# 使用 dnf 安装 epel-release 源
dnf install epel-release
# 只手使用 dnf 包管理器,安装 ansibel
dnf install -y ansible
# 查看安装后版本
ansible --version
ansible [core 2.14.17]
config file = /etc/ansible/ansible.cfg
configured module search path = ['/root/.ansible/plugins/modules', '/usr/share/ansible/plugins/modules']

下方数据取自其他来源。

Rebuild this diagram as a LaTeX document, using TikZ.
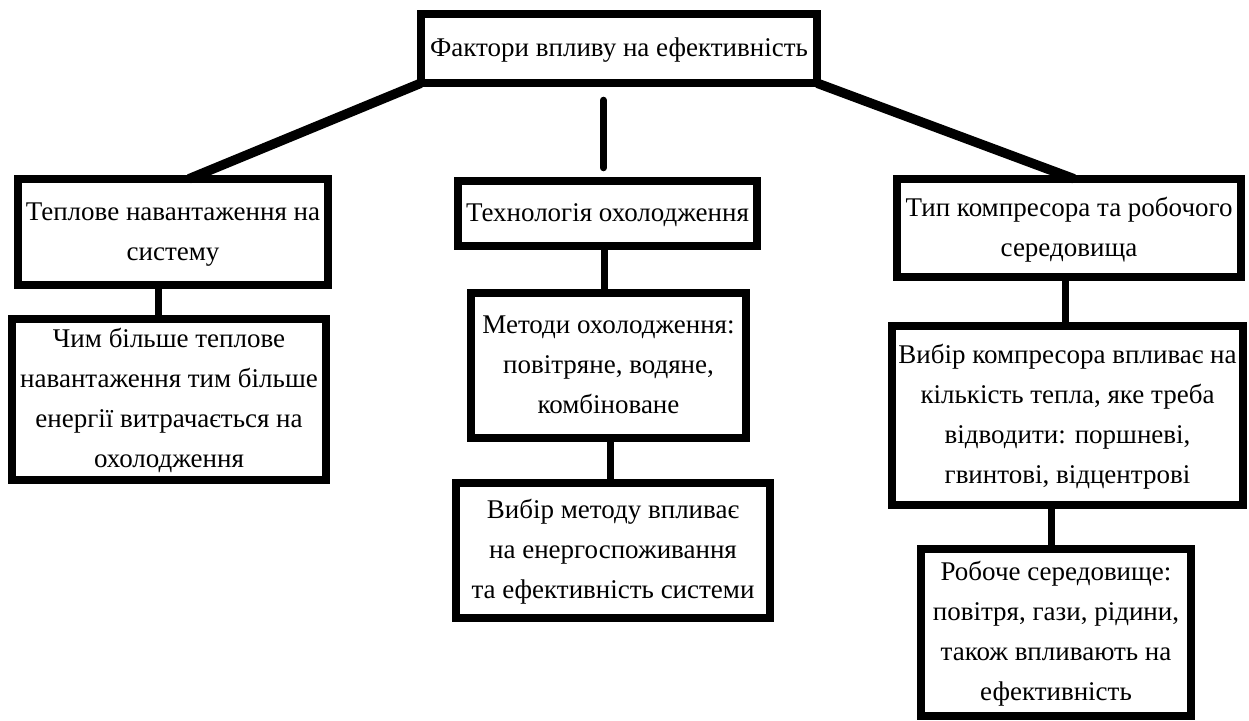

ansible python module location = /usr/lib/python3.9/site-packages/ansible
ansible collection location = /root/.ansible/collections:/usr/share/ansible/collections
executable location = /usr/bin/ansible
python version = 3.9.19 (main, Sep 11 2024, 00:00:00) [GCC 11.5.0 20240719 (Red Hat 11.5.0-2)] (/usr/bin/python3)
jinja version = 3.1.2
libyaml = True
# 创建目录
mkdir -p /var/lib/victoria-metrics
# 配置文件
cat <<END >/etc/systemd/system/victoriametrics.service
[Unit]
Description=VictoriaMetrics service
After=network.target
[Service]
Type=simple
User=root
Group=root
ExecStart=/usr/local/bin/victoria-metrics-prod -storageDataPath=/var/lib/victoria-metrics -retentionPeriod=90d -selfScrapeInterval=10s
SyslogIdentifier=victoriametrics
Restart=always
PrivateTmp=yes
ProtectHome=yes
NoNewPrivileges=yes
ProtectSystem=full
[Install]
WantedBy=multi-user.target
END
# 启动服务
systemctl daemon-reload && sudo systemctl enable --now victoriametrics.service
# 检查服务
systemctl status victoriametrics
# victoriametriscs 内置了 ui
http://0.0.0.0:8428/vmui
# 创建目录
mkdir -p /var/lib/vmstorage
# 配置文件
cat <<END >/etc/systemd/system/vmstorage.service
[Unit]
Description=VictoriaMetrics vmstorage service
After=network.target
[Service]
Type=simple
User=root
Group=root
Restart=always
ExecStart=/usr/local/bin/vmstorage-prod -retentionPeriod=90d -storageDataPath=/var/lib/vmstorage
PrivateTmp=yes
NoNewPrivileges=yes
ProtectSystem=full
[Install]
WantedBy=multi-user.target
END
# 启动
systemctl daemon-reload && systemctl enable --now vmstorage
# 配置文件
cat << END >/etc/systemd/system/vminsert.service
[Unit]
Description=VictoriaMetrics vminsert service
After=network.target
[Service]
Type=simple
User=victoriametrics
Group=victoriametrics
Restart=always
ExecStart=/usr/local/bin/vminsert-prod -storageNode=192.168.0.110
PrivateTmp=yes
NoNewPrivileges=yes
ProtectSystem=full
[Install]
WantedBy=multi-user.target
END
# 启动
systemctl daemon-reload && sudo systemctl enable --now vminsert.service
# 多 vmstorgae 写法
-storageNode=192.168.0.110,192.168.0.111
# 创建目录
mkdir -p /var/lib/vmselect-cache
# 配置文件
cat << END >/etc/systemd/system/vmselect.service
[Unit]
Description=VictoriaMetrics vmselect service
After=network.target
[Service]
Type=simple
User=root
Group=root
Restart=always
ExecStart=/usr/local/bin/vmselect-prod -storageNode=192.168.0.110 -cacheDataPath=/var/lib/vmselect-cache
PrivateTmp=yes
NoNewPrivileges=yes
ProtectSystem=full
[Install]
WantedBy=multi-user.target
END
# 启动
systemctl daemon-reload && sudo systemctl enable --now vmselect.service
# vmui
http://0.0.0.0:8481/select/0/vmui
[root@vmserver ~]# netstat -naltp
Active Internet connections (servers and established)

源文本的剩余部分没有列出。